**SHORT EXERCISE**
Without including any images, repeat the data exactly.
****
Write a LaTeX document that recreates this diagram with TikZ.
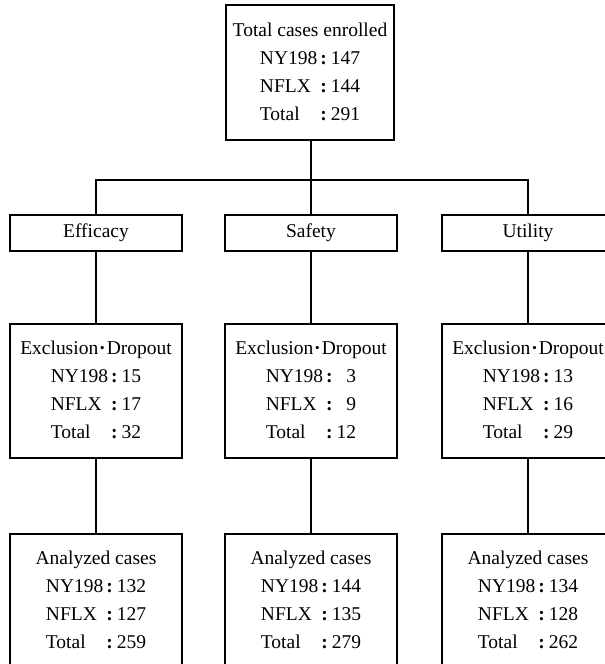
\documentclass[tikz,border=0pt]{standalone}
\usepackage{fontspec}
\setmainfont{Liberation Serif}
\usetikzlibrary{calc}

% width of the widest row label, used to line up the colons
\newlength{\tallylab}
\settowidth{\tallylab}{\fontsize{19.5}{28}\selectfont NY198}
% widths of three-digit and two-digit counts
\newlength{\numthree}
\settowidth{\numthree}{\fontsize{19.5}{28}\selectfont 000}
\newlength{\numtwo}
\settowidth{\numtwo}{\fontsize{19.5}{28}\selectfont 00}

% a heading followed by three "label : count" rows
\newcommand{\tallyrow}[2]{\makebox[\tallylab][l]{#1}\kern3pt\textbf{:}\kern4pt\makebox[#2][r]}
\newcommand{\tally}[5]{%
  \begin{tabular}{@{}c@{}}
    #1\\
    \tallyrow{NY198}{#5}{#2}\\
    \tallyrow{NFLX}{#5}{#3}\\
    \tallyrow{Total}{#5}{#4}
  \end{tabular}}
\newcommand{\exdrop}{Exclusion\kern1pt\textbf{·}\kern1pt Dropout}

\begin{document}
\begin{tikzpicture}[x=1pt,y=-1pt, line width=1.4pt,
  tallybox/.style={draw, minimum width=172pt, minimum height=134pt,
    inner sep=0pt, align=center, font=\fontsize{19.5}{28}\selectfont},
  armbox/.style={draw, minimum width=172pt, minimum height=36pt,
    inner sep=0pt, font=\fontsize{19.5}{24}\selectfont}]
\useasboundingbox (0,0) rectangle (605,664);
\clip (0,0) rectangle (605,664);

% enrolment
\node[tallybox, minimum width=168pt, minimum height=135pt] (enrol) at (310,72.5)
  {\tally{Total cases enrolled}{147}{144}{291}{\numthree}};

% the three evaluation arms
\node[armbox] (eff) at (96,233)  {Efficacy};
\node[armbox] (saf) at (311,233) {Safety};
\node[armbox] (utl) at (528,233) {Utility};

% exclusions and dropouts
\node[tallybox] (exeff) at (96,391)  {\tally{\exdrop}{15}{17}{32}{\numtwo}};
\node[tallybox] (exsaf) at (311,391) {\tally{\exdrop}{3}{9}{12}{\numtwo}};
\node[tallybox] (exutl) at (528,391) {\tally{\exdrop}{13}{16}{29}{\numtwo}};

% analysed cases
\node[tallybox] (aneff) at (96,601)  {\tally{Analyzed cases}{132}{127}{259}{\numthree}};
\node[tallybox] (ansaf) at (311,601) {\tally{Analyzed cases}{144}{135}{279}{\numthree}};
\node[tallybox] (anutl) at (528,601) {\tally{Analyzed cases}{134}{128}{262}{\numthree}};

% connectors
\coordinate (hub) at (311,180);
\draw (enrol.south -| hub) -- (hub);
\draw (eff.north) |- (hub);
\draw (utl.north) |- (hub);
\draw (saf.north) -- (hub);
\foreach \a/\b/\c in {eff/exeff/aneff, saf/exsaf/ansaf, utl/exutl/anutl}{
  \draw (\a.south) -- (\b.north);
  \draw (\b.south) -- (\c.north);
}
\end{tikzpicture}
\end{document}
****
**RESULT OF THIS EXERCISE**
Write a LaTeX document that recreates this diagram with TikZ.
\documentclass[tikz,border=0pt]{standalone}
\usepackage{fontspec}
\setmainfont{Liberation Serif}
\usetikzlibrary{calc}

% width of the widest row label, used to line up the colons
\newlength{\tallylab}
\settowidth{\tallylab}{\fontsize{19.5}{28}\selectfont NY198}
% widths of three-digit and two-digit counts
\newlength{\numthree}
\settowidth{\numthree}{\fontsize{19.5}{28}\selectfont 000}
\newlength{\numtwo}
\settowidth{\numtwo}{\fontsize{19.5}{28}\selectfont 00}

% a heading followed by three "label : count" rows
\newcommand{\tallyrow}[2]{\makebox[\tallylab][l]{#1}\kern3pt\textbf{:}\kern4pt\makebox[#2][r]}
\newcommand{\tally}[5]{%
  \begin{tabular}{@{}c@{}}
    #1\\
    \tallyrow{NY198}{#5}{#2}\\
    \tallyrow{NFLX}{#5}{#3}\\
    \tallyrow{Total}{#5}{#4}
  \end{tabular}}
\newcommand{\exdrop}{Exclusion\kern1pt\textbf{·}\kern1pt Dropout}

\begin{document}
\begin{tikzpicture}[x=1pt,y=-1pt, line width=1.4pt,
  tallybox/.style={draw, minimum width=172pt, minimum height=134pt,
    inner sep=0pt, align=center, font=\fontsize{19.5}{28}\selectfont},
  armbox/.style={draw, minimum width=172pt, minimum height=36pt,
    inner sep=0pt, font=\fontsize{19.5}{24}\selectfont}]
\useasboundingbox (0,0) rectangle (605,664);
\clip (0,0) rectangle (605,664);

% enrolment
\node[tallybox, minimum width=168pt, minimum height=135pt] (enrol) at (310,72.5)
  {\tally{Total cases enrolled}{147}{144}{291}{\numthree}};

% the three evaluation arms
\node[armbox] (eff) at (96,233)  {Efficacy};
\node[armbox] (saf) at (311,233) {Safety};
\node[armbox] (utl) at (528,233) {Utility};

% exclusions and dropouts
\node[tallybox] (exeff) at (96,391)  {\tally{\exdrop}{15}{17}{32}{\numtwo}};
\node[tallybox] (exsaf) at (311,391) {\tally{\exdrop}{3}{9}{12}{\numtwo}};
\node[tallybox] (exutl) at (528,391) {\tally{\exdrop}{13}{16}{29}{\numtwo}};

% analysed cases
\node[tallybox] (aneff) at (96,601)  {\tally{Analyzed cases}{132}{127}{259}{\numthree}};
\node[tallybox] (ansaf) at (311,601) {\tally{Analyzed cases}{144}{135}{279}{\numthree}};
\node[tallybox] (anutl) at (528,601) {\tally{Analyzed cases}{134}{128}{262}{\numthree}};

% connectors
\coordinate (hub) at (311,180);
\draw (enrol.south -| hub) -- (hub);
\draw (eff.north) |- (hub);
\draw (utl.north) |- (hub);
\draw (saf.north) -- (hub);
\foreach \a/\b/\c in {eff/exeff/aneff, saf/exsaf/ansaf, utl/exutl/anutl}{
  \draw (\a.south) -- (\b.north);
  \draw (\b.south) -- (\c.north);
}
\end{tikzpicture}
\end{document}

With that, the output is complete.